Econometrics turns economic theory into real-world insights.
In today’s data-driven world, understanding the real impact of economic policies, market trends, and financial behaviors requires more than just theory—it demands measurable evidence. This is where econometrics comes in. As a vital discipline within economics, econometrics bridges the gap between abstract economic theory and the realities of empirical data.
At its core, econometrics applies statistical methods to economic data. By doing so, it enables economists to quantify relationships, test hypotheses, and make informed, evidence-based decisions.
Whether it’s evaluating the effectiveness of a new tax policy or predicting inflation trends, econometrics provides the tools needed to analyze and interpret complex economic phenomena.

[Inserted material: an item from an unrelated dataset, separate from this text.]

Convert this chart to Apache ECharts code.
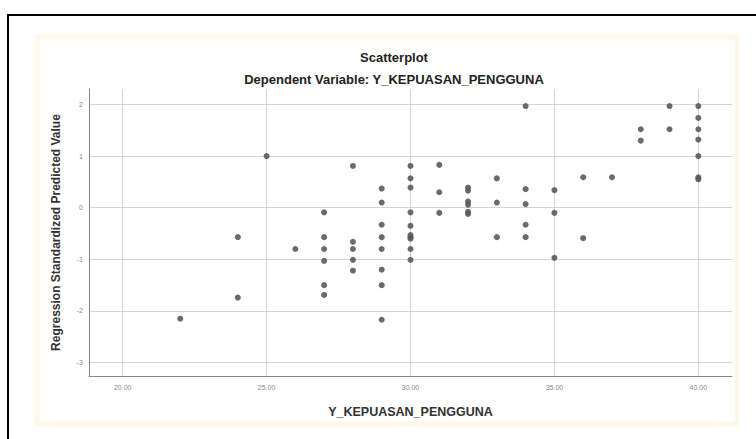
<!DOCTYPE html>
<html>
<head>
<meta charset="utf-8">
<script src="https://cdn.jsdelivr.net/npm/echarts@6/dist/echarts.min.js"></script>
<style>
html,body{margin:0;padding:0;background:#fff;}
#c{width:756px;height:439px;}
</style>
</head>
<body>
<div id="c"></div>
<script>
// Data (x = Y_KEPUASAN_PENGGUNA, y = Regression Standardized Predicted Value)
const xValues = [
  22, 24, 24, 25, 26,
  27, 27, 27, 27, 27, 27,
  28, 28, 28, 28, 28,
  29, 29, 29, 29, 29, 29, 29, 29,
  30, 30, 30, 30, 30, 30, 30, 30, 30, 30,
  31, 31, 31,
  32, 32, 32, 32, 32, 32,
  33, 33, 33,
  34, 34, 34, 34, 34,
  35, 35, 35,
  36, 36,
  37,
  38, 38,
  39, 39,
  40, 40, 40, 40, 40, 40, 40
];
const yValues = [
  -2.15, -0.57, -1.74, 1.00, -0.80,
  -0.09, -0.57, -0.80, -1.03, -1.50, -1.69,
  0.81, -0.66, -0.80, -1.01, -1.22,
  0.37, 0.10, -0.33, -0.57, -0.80, -1.20, -1.50, -2.17,
  0.81, 0.57, 0.39, -0.09, -0.35, -0.53, -0.57, -0.60, -0.80, -1.01,
  0.83, 0.30, -0.10,
  0.39, 0.33, 0.12, 0.06, -0.08, -0.12,
  0.57, 0.10, -0.57,
  1.97, 0.36, 0.07, -0.33, -0.57,
  0.34, -0.10, -0.97,
  0.59, -0.59,
  0.59,
  1.52, 1.30,
  1.97, 1.52,
  1.97, 1.74, 1.52, 1.32, 1.00, 0.59, 0.55
];
const xTicks = [20, 25, 30, 35, 40];
const yTicks = [-3, -2, -1, 0, 1, 2];
const xRange = [18.83, 41.17];
const yRange = [-3.26, 2.3];

const points = xValues.map((x, i) => [x, yValues[i]]);

const chart = echarts.init(document.getElementById('c'), null, {renderer: 'svg'});
const gridColor = '#d4d4d4';
chart.setOption({
  animation: false,
  backgroundColor: '#ffffff',
  title: [
    {text: 'Scatterplot', left: 389, top: 46, textAlign: 'center',
     textStyle: {fontFamily: 'Liberation Sans', fontSize: 13, fontWeight: 'bold', color: '#222'}},
    {text: 'Dependent Variable: Y_KEPUASAN_PENGGUNA', left: 389, top: 68, textAlign: 'center',
     textStyle: {fontFamily: 'Liberation Sans', fontSize: 13, fontWeight: 'bold', color: '#222'}}
  ],
  graphic: [
    {type: 'rect', shape: {x: 8, y: 15, width: 760, height: 440}, z: -10,
     style: {fill: '#ffffff', stroke: '#000000', lineWidth: 2}},
    {type: 'rect', shape: {x: 37, y: 37, width: 700, height: 387}, z: -9,
     style: {fill: '#ffffff', stroke: '#fdf9e8', lineWidth: 5}}
  ],
  grid: {left: 89, top: 89, right: 24, bottom: 63},
  xAxis: {
    type: 'value', min: xRange[0], max: xRange[1],
    name: 'Y_KEPUASAN_PENGGUNA', nameLocation: 'middle', nameGap: 29,
    nameTextStyle: {fontFamily: 'Liberation Sans', fontSize: 12.5, fontWeight: 'bold', color: '#333'},
    axisLine: {show: true, onZero: false, lineStyle: {color: '#888', width: 1}},
    axisTick: {show: false, customValues: xTicks},
    axisLabel: {customValues: xTicks, formatter: v => v.toFixed(2), fontSize: 7, color: '#888', margin: 8,
                fontFamily: 'Liberation Sans'},
    splitLine: {show: true, lineStyle: {color: gridColor, width: 1}}
  },
  yAxis: {
    type: 'value', min: yRange[0], max: yRange[1],
    name: 'Regression Standardized Predicted Value', nameLocation: 'middle', nameGap: 27,
    nameTextStyle: {fontFamily: 'Liberation Sans', fontSize: 12, fontWeight: 'bold', color: '#333'},
    axisLine: {show: true, onZero: false, lineStyle: {color: '#888', width: 1}},
    axisTick: {show: false, customValues: yTicks},
    axisLabel: {customValues: yTicks, fontSize: 7, color: '#888', margin: 6, fontFamily: 'Liberation Sans'},
    splitLine: {show: true, lineStyle: {color: gridColor, width: 1}}
  },
  series: [{
    type: 'scatter',
    data: points,
    symbol: 'circle',
    symbolSize: 6,
    itemStyle: {color: '#5a5a5a', opacity: 0.9}
  }]
});
</script>
</body>
</html>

Key Techniques in Econometrics
Econometricians use a variety of techniques to uncover insights from data. Here are some of the most essential methods:
1. Regression Analysis
Regression analysis is one of the foundational tools in econometrics. It allows researchers to measure how one variable affects another—such as the impact of years of education on income levels or the relationship between interest rates and business investments. By isolating variables and controlling for external factors, regression helps economists determine causality and strength of relationships.
2. Time Series Analysis
Economic data often comes in the form of time series—data points collected or recorded at regular time intervals. Time series analysis helps economists study how variables change over time, detect seasonal effects, and forecast future trends. This is especially useful for tracking GDP growth, unemployment rates, or stock market fluctuations.
3. Panel Data Analysis
Panel data combines both cross-sectional and time series data by tracking multiple subjects (such as countries, firms, or individuals) over multiple time periods. This approach allows economists to account for individual differences and uncover patterns that might be missed in simpler models. With panel data, researchers can make stronger, more nuanced inferences about cause and effect.
Why Econometrics Matters?
The power of econometrics lies in its ability to translate economic theory into practical application. Governments, businesses, and researchers use econometric models to:
- Evaluate the effectiveness of policy interventions
- Forecast economic trends
- Optimize investment strategies
- Identify hidden factors influencing economic behavior
In essence, econometrics empowers decision-makers with quantitative, data-backed insights—turning theoretical ideas into actionable knowledge.
As the global economy grows more interconnected and complex, the ability to understand and interpret economic data becomes increasingly crucial. Econometrics is not just for academics—it’s an essential tool for anyone involved in economic analysis, business strategy, or policymaking. By grounding theory in empirical evidence, econometrics helps us make smarter, more informed decisions in an ever-changing world.